2. Decision Trees: Breaking Down Complex Decisions
A decision tree is a flowchart-like structure where each internal node represents a "test" or "decision" on an attribute (like whether a customer will buy a product based on age), and each branch represents the outcome of that test. Decision trees are highly interpretable and work well for both classification and regression tasks.
Example:
If you wanted to predict whether a customer will buy a product, the decision tree might ask questions like, “Is the customer’s age over 30?” If yes, move to another question like, “Does the customer earn more than $50,000 per year?” Each test helps narrow down the prediction.
Tips:
- Pruning is an important step to avoid overfitting. By cutting back on the tree’s branches, you can prevent it from becoming too complex and overfitting to the training data.

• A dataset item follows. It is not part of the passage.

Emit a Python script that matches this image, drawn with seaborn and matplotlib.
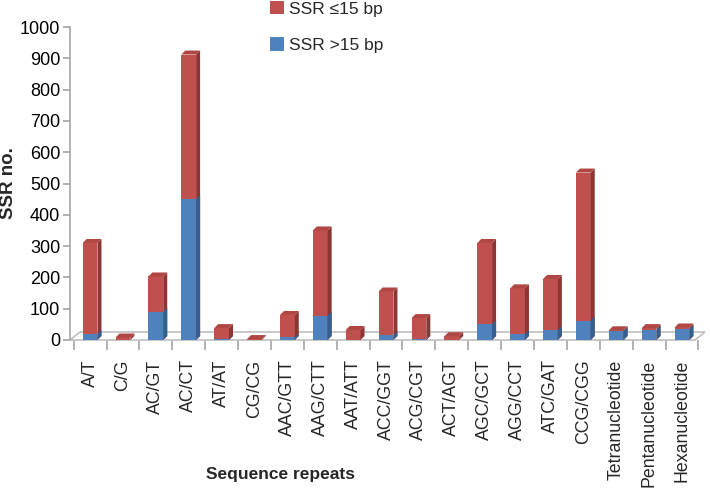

- Ensure that you have enough data to prevent biased splits that may lead to inaccurate predictions.
3. Random Forest: The Power of Many Trees
Random Forest is an ensemble method that builds multiple decision trees and merges their results to improve accuracy and prevent overfitting. It’s a combination of many decision trees, where each tree is built with a random subset of the data and features. The final prediction is made by averaging the results from all the trees.
Example:
If you're predicting whether an email is spam or not, a random forest might use multiple decision trees. Each tree will look at a random subset of the features like keywords, sender address, and subject line to classify the email as spam or not.
Tips:
- Random Forest is robust to overfitting, but it can still suffer from it if the trees are too deep or the data is noisy.
- For a better performance, ensure you're tuning the number of trees and the maximum depth of each tree.
4. Support Vector Machines (SVM): Drawing the Line
Support Vector Machines are powerful algorithms used for both classification and regression tasks. SVM finds a hyperplane that best separates different classes in the feature space. The key idea is to find a hyperplane that maximizes the margin between different classes.
Example:
In a binary classification problem, such as distinguishing between positive and negative reviews, SVM will draw a line (in 2D) or hyperplane (in higher dimensions) that best separates the reviews based on features like word count or sentiment score.
Tips:
- SVM works well for high-dimensional spaces but can be computationally expensive. It’s ideal for problems where the data isn’t too large.
- Tune the kernel parameter carefully. Linear, polynomial, and radial basis function (RBF) kernels are popular choices, each suited for different types of data.
5. K-Nearest Neighbors (KNN): Learning from Neighbors
K-Nearest Neighbors is a simple, instance-based learning algorithm used for both classification and regression. It works by finding the 'K' closest training data points to a new data point and making predictions based on the majority class (for classification) or the average (for regression) of those points.
Example:
Imagine you're trying to classify whether a fruit is an apple or an orange. KNN would look at the closest fruits in your dataset and predict the class based on the majority of nearby fruits. If 3 out of 5 neighbors are apples, the new fruit is classified as an apple.
Tips:
- KNN can be computationally expensive for large datasets, so it's important to optimize the choice of 'K' and the distance metric (like Euclidean distance).
- Standardize your data before applying KNN because the algorithm is sensitive to the scale of features.
Conclusion
Mastering these five machine learning algorithms—Linear Regression, Decision Trees, Random Forest, Support Vector Machines, and K-Nearest Neighbors—gives data scientists a solid foundation to tackle a wide range of problems. Whether you're predicting house prices, classifying emails, or making data-driven decisions, understanding how these algorithms work and when to apply them is crucial for building robust models.
Some Final Tips and Tricks:
- Always preprocess your data: Clean your data, handle missing values, and scale your features before applying machine learning algorithms.
- Experiment with hyperparameters: Tuning parameters like the number of trees in a random forest or the kernel in an SVM can significantly improve performance.
- Cross-validation: Use techniques like k-fold cross-validation to assess the performance of your model on unseen data.
By building a strong grasp of these core algorithms, you’ll be better equipped to solve real-world problems and make informed decisions based on data. Happy learning!